What he says: (in very clear voice, as if he’s just sprung into full-awakeness, even though one second before he sounded as if he were clearcutting an endangered forest):
“Why – was I making noise?”
What I think (and want to say):
“WTF? Seriously – ‘Am I making noise?’
What are the circumstances where in the past, in the middle of the night, I have asked  you to roll over? Why would there be any other reason to ask you to roll over? Because I heard the cat barf and it’s your turn to clean it up? How would you rolling over clean up the cat barf? Because I heard someone trying to break in the house, or I heard the toilet running, or the sounds of the TV left on downstairs, or family photos falling from the fireplace mantle and hitting the floor? My getting you to roll over would accomplish nothing in those situations.
‘Am I making noise?’ Oh, no, of course not – I just woke myself up out of a sound sleep and decided that, for aesthetic purposes and/or achieving universal peace and harmony, I wanted you to roll over.”
What I actually say:
* * *
Punz For The Day
Losing My Religion Edition
Q: How many atheists does it take to change a light bulb?
A: Two. One to actually change the bulb, and the other to videotape the job so fundamentalists won’t claim that their god did it.
What do you call a ruling on Islamic law made by an overweight imam?
What is the Dalai Lama’s favorite margarine advertising slogan?
“I can’t believe it’s not Buddha.”
Why don’t churches have free wifi?
They don’t want to compete with an invisible power that actually works.
* * *
May you give yourself permission to dress like a kid;
May you never, under any circumstances, rush onto the pitch;
May you roll over when so requested;
…and may the hijinks ensue.
Thanks for stopping by. Au Vendredi!
* * *
 Which I have been on the receiving end of, when a blatantly sincere apology was called for, so I’m not taking this lightly.
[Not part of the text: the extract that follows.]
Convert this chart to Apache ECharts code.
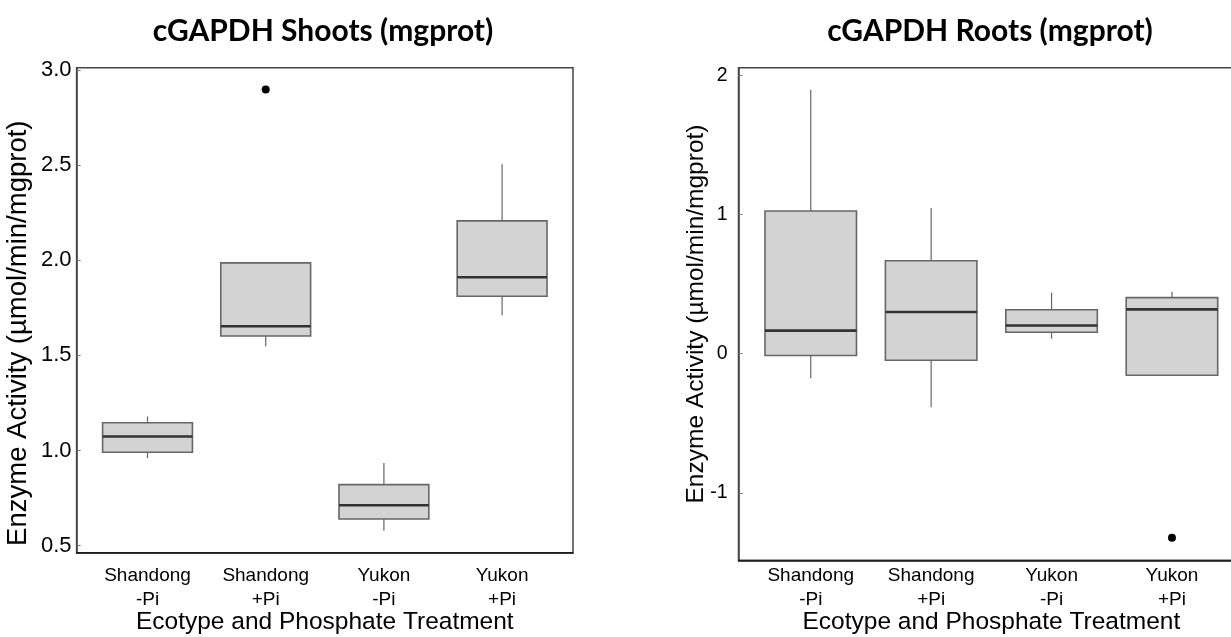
<!DOCTYPE html>
<html>
<head>
<meta charset="utf-8">
<script src="https://cdn.jsdelivr.net/npm/echarts@6/dist/echarts.min.js"></script>
<style>
html,body{margin:0;padding:0;background:#fff;}
#chart{width:1231px;height:637px;}
</style>
</head>
<body>
<div id="chart"></div>
<script>
// ---- data ----
const categories = ['Shandong\n-Pi', 'Shandong\n+Pi', 'Yukon\n-Pi', 'Yukon\n+Pi'];
// each box: [lower whisker, Q1, median, Q3, upper whisker]
const shootsBoxes = [
  [0.960, 0.991, 1.074, 1.146, 1.179],
  [1.547, 1.602, 1.653, 1.986, 1.986],
  [0.579, 0.640, 0.712, 0.821, 0.935],
  [1.711, 1.811, 1.911, 2.207, 2.505]
];
const shootsOutliers = [[2, 2.898]];
const rootsBoxes = [
  [-0.177, -0.014, 0.165, 1.024, 1.896],
  [-0.386, -0.048, 0.299, 0.667, 1.046],
  [0.107, 0.153, 0.202, 0.315, 0.437],
  [-0.156, -0.156, 0.318, 0.402, 0.445]
];
const rootsOutliers = [[4, -1.323]];
const shootsTicks = [0.5, 1.0, 1.5, 2.0, 2.5, 3.0];
const rootsTicks = [-1, 0, 1, 2];
const categoryPositions = [1, 2, 3, 4];
const titles = ['cGAPDH Shoots (mgprot)', 'cGAPDH Roots (mgprot)'];
const xTitle = 'Ecotype and Phosphate Treatment';
const yTitle = 'Enzyme Activity (\u00b5mol/min/mgprot)';

// ---- build ----
const FONT = 'Liberation Sans, Arial, sans-serif';
function boxData(boxes) {
  return boxes.map((b, i) => [categoryPositions[i]].concat(b));
}
function renderBox(params, api) {
  const x = api.value(0);
  const lo = api.coord([x, api.value(1)]);
  const q1 = api.coord([x, api.value(2)]);
  const med = api.coord([x, api.value(3)]);
  const q3 = api.coord([x, api.value(4)]);
  const hi = api.coord([x, api.value(5)]);
  const half = api.size([0.76, 0])[0] / 2;
  const cx = lo[0];
  const ws = {stroke: '#666', lineWidth: 1.2};
  return {
    type: 'group',
    children: [
      {type: 'line', shape: {x1: cx, y1: q3[1], x2: cx, y2: hi[1]}, style: ws},
      {type: 'line', shape: {x1: cx, y1: q1[1], x2: cx, y2: lo[1]}, style: ws},
      {type: 'rect', shape: {x: cx - half, y: q3[1], width: 2 * half, height: q1[1] - q3[1]},
        style: {fill: '#d3d3d3', stroke: '#676767', lineWidth: 1.6}},
      {type: 'line', shape: {x1: cx - half, y1: med[1], x2: cx + half, y2: med[1]},
        style: {stroke: '#333', lineWidth: 2.6}}
    ]
  };
}
function xAxisCfg(gridIndex, margin, nameGap) {
  return {
    type: 'value', gridIndex: gridIndex, min: 0.4, max: 4.6,
    splitLine: {show: false},
    axisLine: {show: true, onZero: false, lineStyle: {color: '#111', width: 1.5}},
    axisTick: {show: false},
    axisLabel: {
      customValues: categoryPositions,
      formatter: v => categories[Math.round(v) - 1] || '',
      fontFamily: FONT, fontSize: 19, lineHeight: 24, color: '#000', margin: margin
    },
    name: xTitle, nameLocation: 'middle', nameGap: nameGap, nameMoveOverlap: false,
    nameTextStyle: {fontFamily: FONT, fontSize: 24.5, color: '#000'}
  };
}
function yAxisCfg(gridIndex, min, max, ticks, fmt, labelSize, margin, nameSize, nameGap, namePad) {
  return {
    type: 'value', gridIndex: gridIndex, min: min, max: max,
    splitLine: {show: false},
    axisLine: {show: true, lineStyle: {color: '#444', width: 1.5}},
    axisTick: {show: true, customValues: ticks, inside: true, length: 4, lineStyle: {color: '#777', width: 1}},
    axisLabel: {customValues: ticks, formatter: fmt, fontFamily: FONT, fontSize: labelSize, color: '#000', margin: margin},
    name: yTitle, nameLocation: 'middle', nameGap: nameGap, nameMoveOverlap: false,
    nameTextStyle: {fontFamily: FONT, fontSize: nameSize, color: '#000', padding: namePad}
  };
}

const chart = echarts.init(document.getElementById('chart'), null, {renderer: 'canvas'});
chart.setOption({
  animation: false,
  backgroundColor: '#fff',
  title: [
    {text: titles[0], left: 318, top: 11, textAlign: 'center',
      textStyle: {fontFamily: 'Lato, Open Sans, sans-serif', fontWeight: 'bold', fontSize: 30, color: '#000'}},
    {text: titles[1], left: 985, top: 11, textAlign: 'center',
      textStyle: {fontFamily: 'Lato, Open Sans, sans-serif', fontWeight: 'bold', fontSize: 30, color: '#000'}}
  ],
  grid: [
    {left: 76.6, top: 67.7, width: 496.4, height: 485, show: true, borderColor: '#444', borderWidth: 1.5,
      backgroundColor: 'transparent', containLabel: false, outerBoundsMode: 'none'},
    {left: 738.5, top: 67.7, width: 505.7, height: 492.6, show: true, borderColor: '#444', borderWidth: 1.5,
      backgroundColor: 'transparent', containLabel: false, outerBoundsMode: 'none'}
  ],
  xAxis: [xAxisCfg(0, 11, 57), xAxisCfg(1, 3, 49.5)],
  yAxis: [
    yAxisCfg(0, 0.463, 3.012, shootsTicks, v => v.toFixed(1), 22, 5, 27.5, 44, [0, 46, 0, 0]),
    yAxisCfg(1, -1.485, 2.054, rootsTicks, v => String(Math.round(v)), 19.5, 11, 24.5, 30, 0)
  ],
  series: [
    {type: 'custom', xAxisIndex: 0, yAxisIndex: 0, renderItem: renderBox,
      encode: {x: 0, y: [1, 2, 3, 4, 5]}, data: boxData(shootsBoxes), silent: true},
    {type: 'scatter', xAxisIndex: 0, yAxisIndex: 0, data: shootsOutliers,
      symbol: 'circle', symbolSize: 8, itemStyle: {color: '#000', opacity: 1}, silent: true},
    {type: 'custom', xAxisIndex: 1, yAxisIndex: 1, renderItem: renderBox,
      encode: {x: 0, y: [1, 2, 3, 4, 5]}, data: boxData(rootsBoxes), silent: true},
    {type: 'scatter', xAxisIndex: 1, yAxisIndex: 1, data: rootsOutliers,
      symbol: 'circle', symbolSize: 8, itemStyle: {color: '#000', opacity: 1}, silent: true}
  ]
});
</script>
</body>
</html>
 Who were quite delighted that they didn’t “have” to go to church anymore. Even though they had friends there whom they liked, they didn’t accept Christian theology or any religion’s theology) and wondered, in their words, “Why do we (our family) go to church when it’s obvious you don’t believe in any of that?”
 Or “rejecting the church/religion/god”…and all the many other ways my decision has been categorized by religious family and friends – ways which are, of course, their terms, and not mine.
 Sorry? I was fucking elated.
 My recollection is not verbatim, but it’s the gist of what I conveyed.
 Until, of course, “we” blog about them.
 And he did do a COVID test, just in case.
 Awfully considerate of me, don’t you think, to be concerned for the sleep state of one who has already woken up moiself.
 Demand, in some cases, when moiself be desperate for sleep.